--- BEGIN ---

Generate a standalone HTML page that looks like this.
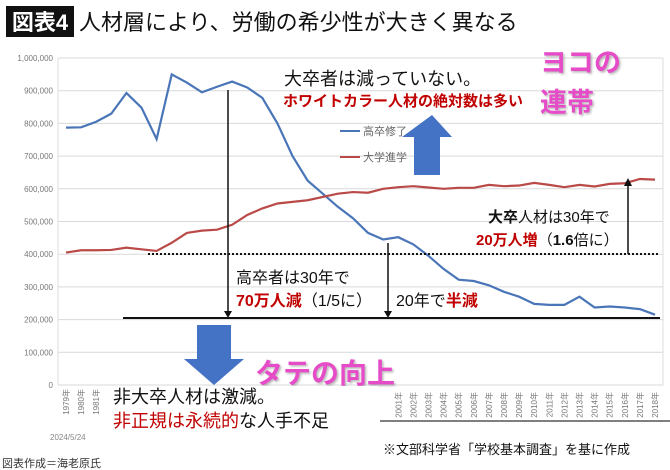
<!DOCTYPE html>
<html><head><meta charset="utf-8"><style>
body{margin:0;background:#fff;}
svg{display:block;font-family:"Liberation Sans","Noto Sans CJK JP",sans-serif;}
</style></head><body>
<svg id="c" width="670" height="470" viewBox="0 0 670 470" xmlns="http://www.w3.org/2000/svg">
<defs><filter id="sh" x="-10%" y="-10%" width="130%" height="130%"><feDropShadow dx="1.5" dy="1.5" stdDeviation="1" flood-color="#888" flood-opacity="0.6"/></filter></defs>
<rect x="6" y="6" width="68" height="31" fill="#111"/>
<text x="40" y="30" font-size="22" font-weight="bold" fill="#fff" text-anchor="middle">図表4</text>
<text x="79" y="30" font-size="22" fill="#111">人材層により、労働の希少性が大きく異なる</text>
<g id="grid"></g>
<g id="ylab"></g>
<g id="xlab"></g>
<g id="series"></g>
<text x="284" y="85" font-size="18" fill="#111">大卒者は減っていない。</text>
<text x="283" y="106" font-size="15" font-weight="bold" fill="#c00000">ホワイトカラー人材の絶対数は多い</text>
<text x="540" y="72" font-size="27" font-weight="bold" fill="#e64bc8" filter="url(#sh)">ヨコの</text>
<text x="540" y="112" font-size="27" font-weight="bold" fill="#e64bc8" filter="url(#sh)">連帯</text>
<line x1="340" y1="131" x2="360" y2="131" stroke="#4a76b8" stroke-width="2"/>
<text x="363" y="135" font-size="11" fill="#666">高卒修了</text>
<line x1="340" y1="157" x2="360" y2="157" stroke="#b94a48" stroke-width="2"/>
<text x="363" y="161" font-size="11" fill="#666">大学進学</text>
<polygon points="414,175 414,137 402,137 432,115 452,137 440,137 440,175" fill="#4472c4"/>
<line x1="148" y1="254" x2="660" y2="254" stroke="#111" stroke-width="2" stroke-dasharray="2,2"/>
<line x1="628" y1="254" x2="628" y2="184" stroke="#111" stroke-width="1.5"/>
<polygon points="624,186 628,178 632,186" fill="#111"/>
<text x="488" y="222" font-size="15" fill="#111"><tspan font-weight="bold">大卒</tspan>人材は30年で</text>
<text x="476" y="245" font-size="15" fill="#111"><tspan font-weight="bold" fill="#c00000">20万人増</tspan>（<tspan font-weight="bold">1.6</tspan>倍に）</text>
<line x1="123" y1="318" x2="660" y2="318" stroke="#111" stroke-width="2"/>
<line x1="228" y1="90" x2="228" y2="313" stroke="#111" stroke-width="1.5"/>
<polygon points="224,311 228,318 232,311" fill="#111"/>
<line x1="388" y1="243" x2="388" y2="313" stroke="#111" stroke-width="1.5"/>
<polygon points="384,311 388,318 392,311" fill="#111"/>
<text x="236" y="283" font-size="16" fill="#111">高卒者は30年で</text>
<text x="236" y="306" font-size="16" fill="#111"><tspan font-weight="bold" fill="#c00000">70万人減</tspan>（1/5に）</text>
<text x="396" y="306" font-size="16" fill="#111">20年で<tspan font-weight="bold" fill="#c00000">半減</tspan></text>
<polygon points="197,325 231,325 231,359 244,359 214,385 184,359 197,359" fill="#4472c4"/>
<text x="255" y="383" font-size="28" font-weight="bold" fill="#e64bc8" filter="url(#sh)">タテの向上</text>
<rect x="108" y="386" width="270" height="46" fill="#fff"/>
<text x="113" y="403" font-size="18" fill="#111">非大卒人材は激減。</text>
<text x="113" y="427" font-size="18" fill="#111"><tspan fill="#c00000">非正規は永続的</tspan>な人手不足</text>
<text x="50" y="440" font-size="8" fill="#888">2024/5/24</text>
<text x="2" y="467" font-size="11" fill="#333">図表作成＝海老原氏</text>
<text x="383" y="454" font-size="13" fill="#111">※文部科学省「学校基本調査」を基に作成</text>
</svg>
<script>
const years=[];for(let y=1979;y<=2018;y++)years.push(y);
const highSchool=[787,788,805,830,893,848,752,950,925,895,912,928,910,878,800,700,625,585,545,510,465,445,452,430,395,355,322,318,305,285,270,248,245,245,270,237,240,237,232,215];
const university=[405,412,412,413,420,415,410,435,465,472,475,490,520,540,555,560,565,575,585,590,588,600,605,608,604,600,603,603,612,608,610,618,612,605,612,607,615,617,630,628];
const yTicks=[0,100000,200000,300000,400000,500000,600000,700000,800000,900000,1000000];
const yTickLabels=["0","100,000","200,000","300,000","400,000","500,000","600,000","700,000","800,000","900,000","1,000,000"];
const NS="http://www.w3.org/2000/svg";
function yS(v){return 385-(v/1000000)*327;}
function xS(i){return 66+i*(655-66)/(years.length-1);}
function mk(tag,attrs,parent,txt){const e=document.createElementNS(NS,tag);for(const k in attrs)e.setAttribute(k,attrs[k]);if(txt!==undefined)e.textContent=txt;parent.appendChild(e);return e;}
const grid=document.getElementById('grid'),ylab=document.getElementById('ylab'),xlab=document.getElementById('xlab'),ser=document.getElementById('series');
mk('line',{x1:58,y1:58,x2:58,y2:385,stroke:'#ddd'},grid);
mk('line',{x1:663,y1:58,x2:663,y2:385,stroke:'#ddd'},grid);
yTicks.forEach((t,i)=>{
 const g=mk('line',{x1:58,y1:yS(t),x2:663,y2:yS(t),stroke:'#d9d9d9'},grid);
 
 
 const l=mk('text',{x:53,y:yS(t)+3,'font-size':8,fill:'#777','text-anchor':'end'},ylab,yTickLabels[i]);
 
 
});
years.forEach((y,i)=>{
 if(!(i<=2||y>=2001))return;
 const x=xS(i),yy=y>=2001?392:389;
 const t=mk('text',{x:x+3,y:yy,'font-size':8,fill:'#777','text-anchor':'end',transform:`rotate(-90 ${x+3} ${yy})`},xlab,y+'年');
 
 
});
mk('line',{x1:380,y1:421,x2:670,y2:421,stroke:'#555','stroke-width':1.5},xlab);
function line(arr,color,name){
 const p=mk('polyline',{points:arr.map((v,i)=>xS(i)+','+yS(v*1000)).join(' '),fill:'none',stroke:color,'stroke-width':2.2},ser);
 
 
}
line(highSchool,'#4a76b8','series-high-school');
line(university,'#b94a48','series-university');
</script>
</body></html>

--- END ---

### Task requirements
Copy out each line exactly, without the pictures.

### Result
Generate a standalone HTML page that looks like this.
<!DOCTYPE html>
<html><head><meta charset="utf-8"><style>
body{margin:0;background:#fff;}
svg{display:block;font-family:"Liberation Sans","Noto Sans CJK JP",sans-serif;}
</style></head><body>
<svg id="c" width="670" height="470" viewBox="0 0 670 470" xmlns="http://www.w3.org/2000/svg">
<defs><filter id="sh" x="-10%" y="-10%" width="130%" height="130%"><feDropShadow dx="1.5" dy="1.5" stdDeviation="1" flood-color="#888" flood-opacity="0.6"/></filter></defs>
<rect x="6" y="6" width="68" height="31" fill="#111"/>
<text x="40" y="30" font-size="22" font-weight="bold" fill="#fff" text-anchor="middle">図表4</text>
<text x="79" y="30" font-size="22" fill="#111">人材層により、労働の希少性が大きく異なる</text>
<g id="grid"></g>
<g id="ylab"></g>
<g id="xlab"></g>
<g id="series"></g>
<text x="284" y="85" font-size="18" fill="#111">大卒者は減っていない。</text>
<text x="283" y="106" font-size="15" font-weight="bold" fill="#c00000">ホワイトカラー人材の絶対数は多い</text>
<text x="540" y="72" font-size="27" font-weight="bold" fill="#e64bc8" filter="url(#sh)">ヨコの</text>
<text x="540" y="112" font-size="27" font-weight="bold" fill="#e64bc8" filter="url(#sh)">連帯</text>
<line x1="340" y1="131" x2="360" y2="131" stroke="#4a76b8" stroke-width="2"/>
<text x="363" y="135" font-size="11" fill="#666">高卒修了</text>
<line x1="340" y1="157" x2="360" y2="157" stroke="#b94a48" stroke-width="2"/>
<text x="363" y="161" font-size="11" fill="#666">大学進学</text>
<polygon points="414,175 414,137 402,137 432,115 452,137 440,137 440,175" fill="#4472c4"/>
<line x1="148" y1="254" x2="660" y2="254" stroke="#111" stroke-width="2" stroke-dasharray="2,2"/>
<line x1="628" y1="254" x2="628" y2="184" stroke="#111" stroke-width="1.5"/>
<polygon points="624,186 628,178 632,186" fill="#111"/>
<text x="488" y="222" font-size="15" fill="#111"><tspan font-weight="bold">大卒</tspan>人材は30年で</text>
<text x="476" y="245" font-size="15" fill="#111"><tspan font-weight="bold" fill="#c00000">20万人増</tspan>（<tspan font-weight="bold">1.6</tspan>倍に）</text>
<line x1="123" y1="318" x2="660" y2="318" stroke="#111" stroke-width="2"/>
<line x1="228" y1="90" x2="228" y2="313" stroke="#111" stroke-width="1.5"/>
<polygon points="224,311 228,318 232,311" fill="#111"/>
<line x1="388" y1="243" x2="388" y2="313" stroke="#111" stroke-width="1.5"/>
<polygon points="384,311 388,318 392,311" fill="#111"/>
<text x="236" y="283" font-size="16" fill="#111">高卒者は30年で</text>
<text x="236" y="306" font-size="16" fill="#111"><tspan font-weight="bold" fill="#c00000">70万人減</tspan>（1/5に）</text>
<text x="396" y="306" font-size="16" fill="#111">20年で<tspan font-weight="bold" fill="#c00000">半減</tspan></text>
<polygon points="197,325 231,325 231,359 244,359 214,385 184,359 197,359" fill="#4472c4"/>
<text x="255" y="383" font-size="28" font-weight="bold" fill="#e64bc8" filter="url(#sh)">タテの向上</text>
<rect x="108" y="386" width="270" height="46" fill="#fff"/>
<text x="113" y="403" font-size="18" fill="#111">非大卒人材は激減。</text>
<text x="113" y="427" font-size="18" fill="#111"><tspan fill="#c00000">非正規は永続的</tspan>な人手不足</text>
<text x="50" y="440" font-size="8" fill="#888">2024/5/24</text>
<text x="2" y="467" font-size="11" fill="#333">図表作成＝海老原氏</text>
<text x="383" y="454" font-size="13" fill="#111">※文部科学省「学校基本調査」を基に作成</text>
</svg>
<script>
const years=[];for(let y=1979;y<=2018;y++)years.push(y);
const highSchool=[787,788,805,830,893,848,752,950,925,895,912,928,910,878,800,700,625,585,545,510,465,445,452,430,395,355,322,318,305,285,270,248,245,245,270,237,240,237,232,215];
const university=[405,412,412,413,420,415,410,435,465,472,475,490,520,540,555,560,565,575,585,590,588,600,605,608,604,600,603,603,612,608,610,618,612,605,612,607,615,617,630,628];
const yTicks=[0,100000,200000,300000,400000,500000,600000,700000,800000,900000,1000000];
const yTickLabels=["0","100,000","200,000","300,000","400,000","500,000","600,000","700,000","800,000","900,000","1,000,000"];
const NS="http://www.w3.org/2000/svg";
function yS(v){return 385-(v/1000000)*327;}
function xS(i){return 66+i*(655-66)/(years.length-1);}
function mk(tag,attrs,parent,txt){const e=document.createElementNS(NS,tag);for(const k in attrs)e.setAttribute(k,attrs[k]);if(txt!==undefined)e.textContent=txt;parent.appendChild(e);return e;}
const grid=document.getElementById('grid'),ylab=document.getElementById('ylab'),xlab=document.getElementById('xlab'),ser=document.getElementById('series');
mk('line',{x1:58,y1:58,x2:58,y2:385,stroke:'#ddd'},grid);
mk('line',{x1:663,y1:58,x2:663,y2:385,stroke:'#ddd'},grid);
yTicks.forEach((t,i)=>{
 const g=mk('line',{x1:58,y1:yS(t),x2:663,y2:yS(t),stroke:'#d9d9d9'},grid);
 
 
 const l=mk('text',{x:53,y:yS(t)+3,'font-size':8,fill:'#777','text-anchor':'end'},ylab,yTickLabels[i]);
 
 
});
years.forEach((y,i)=>{
 if(!(i<=2||y>=2001))return;
 const x=xS(i),yy=y>=2001?392:389;
 const t=mk('text',{x:x+3,y:yy,'font-size':8,fill:'#777','text-anchor':'end',transform:`rotate(-90 ${x+3} ${yy})`},xlab,y+'年');
 
 
});
mk('line',{x1:380,y1:421,x2:670,y2:421,stroke:'#555','stroke-width':1.5},xlab);
function line(arr,color,name){
 const p=mk('polyline',{points:arr.map((v,i)=>xS(i)+','+yS(v*1000)).join(' '),fill:'none',stroke:color,'stroke-width':2.2},ser);
 
 
}
line(highSchool,'#4a76b8','series-high-school');
line(university,'#b94a48','series-university');
</script>
</body></html>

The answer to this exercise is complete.